Common Implementation Pitfalls

Even with good intentions, several subtle bugs can undermine path validation. One frequent mistake is checking the path string before resolution rather than after. A path like /allowed/dir/../../etc/passwd might appear valid in its raw form but resolves outside the boundary. Another error is using string prefix matching without ensuring both paths use consistent separators and absolute form.

Symlink attacks present another vector. If an attacker can create a symlink within the allowed directory pointing to a sensitive location, the resolved path check may pass while the actual file access reaches outside the boundary. Robust implementations should use os.path.realpath() or equivalent to resolve symlinks before boundary checking.

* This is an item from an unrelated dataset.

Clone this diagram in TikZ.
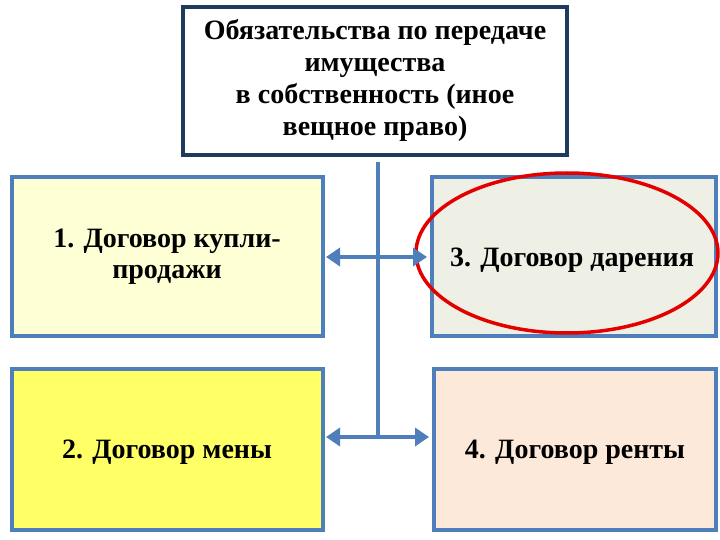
\documentclass[tikz,border=0pt]{standalone}
\usepackage{fontspec}
\setmainfont{Liberation Serif}
\usetikzlibrary{arrows.meta}
\definecolor{bl}{HTML}{4F7FBA}
\definecolor{nv}{HTML}{1F3A5F}
\begin{document}
\begin{tikzpicture}[x=1pt,y=-1pt,
  lbl/.style={font=\bfseries\fontsize{28}{31}\selectfont,align=center},
  conn/.style={draw=bl,line width=4pt},
  dbl/.style={conn,{Triangle[width=18pt,length=14pt]}-{Triangle[width=18pt,length=14pt]}}]
\useasboundingbox (0,0) rectangle (720,540);
\fill[white] (0,0) rectangle (720,540);
\draw[draw=nv,line width=4pt,fill=white] (183,7) rectangle (567,155);
\node[font=\bfseries\fontsize{28}{32}\selectfont,align=center] (top) at (375,80) {Обязательства по передаче\\имущества\\в собственность (иное\\вещное право)};
\draw[bl,line width=4pt,fill={rgb,255:red,255;green,255;blue,213}] (12,177) rectangle (323,336);
\draw[bl,line width=4pt,fill={rgb,255:red,238;green,240;blue,230}] (432,177) rectangle (716,336);
\draw[bl,line width=4pt,fill={rgb,255:red,255;green,255;blue,102}] (12,369) rectangle (323,530);
\draw[bl,line width=4pt,fill={rgb,255:red,253;green,233;blue,217}] (434,369) rectangle (716,530);
\node[lbl] (b1) at (167,257) {1. Договор купли-\\продажи};
\node[lbl] (b3) at (572,260) {3. Договор дарения};
\node[lbl] (b2) at (167,452) {2. Договор мены};
\node[lbl] (b4) at (575,452) {4. Договор ренты};
\draw[red!90!black,line width=3.5pt] (567,253) ellipse (151 and 80);
\coordinate (v0) at (378,162); \coordinate (v1) at (378,437);
\draw[conn] (v0) -- (v1);
\coordinate (l1) at (326,257); \coordinate (r1) at (427,257);
\coordinate (l2) at (326,437); \coordinate (r2) at (429,437);
\draw[dbl] (l1) -- (r1);
\draw[dbl] (l2) -- (r2);
\end{tikzpicture}
\end{document}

Audit Checklist for MCP Server Operators

Review your MCP server implementation against these criteria:

  1. Identify all file-path accepting tools in your server configuration and map their intended scope
  2. Verify canonical resolution happens before boundary checking in every file operation
  3. Check symlink handling—are symlinks followed and then validated, or blindly trusted?
  4. Test edge cases with paths containing null bytes, unicode normalization attacks, and platform-specific separators
  5. Review agent-facing documentation to ensure it doesn't imply broader access than actually granted
  6. Validate that error messages don't leak information about filesystem structure or file existence

The MCPIgnore pattern from the reference implementation provides a defense-in-depth layer through explicit file exclusion, but it should complement—not replace—proper path boundary enforcement. A well-designed MCP server uses both techniques: path normalization with boundary checking as the primary control, and exclusion lists as secondary protection for known sensitive files.

Conclusion

Path traversal vulnerabilities in MCP servers are entirely preventable with disciplined validation. The key insight is that security must be explicit and verified at the code level, not assumed from framework defaults. Take time to audit your current implementations, paying special attention to how paths are resolved and whether trust boundaries are properly enforced. Your future self—and your users' data—will thank you for the investment.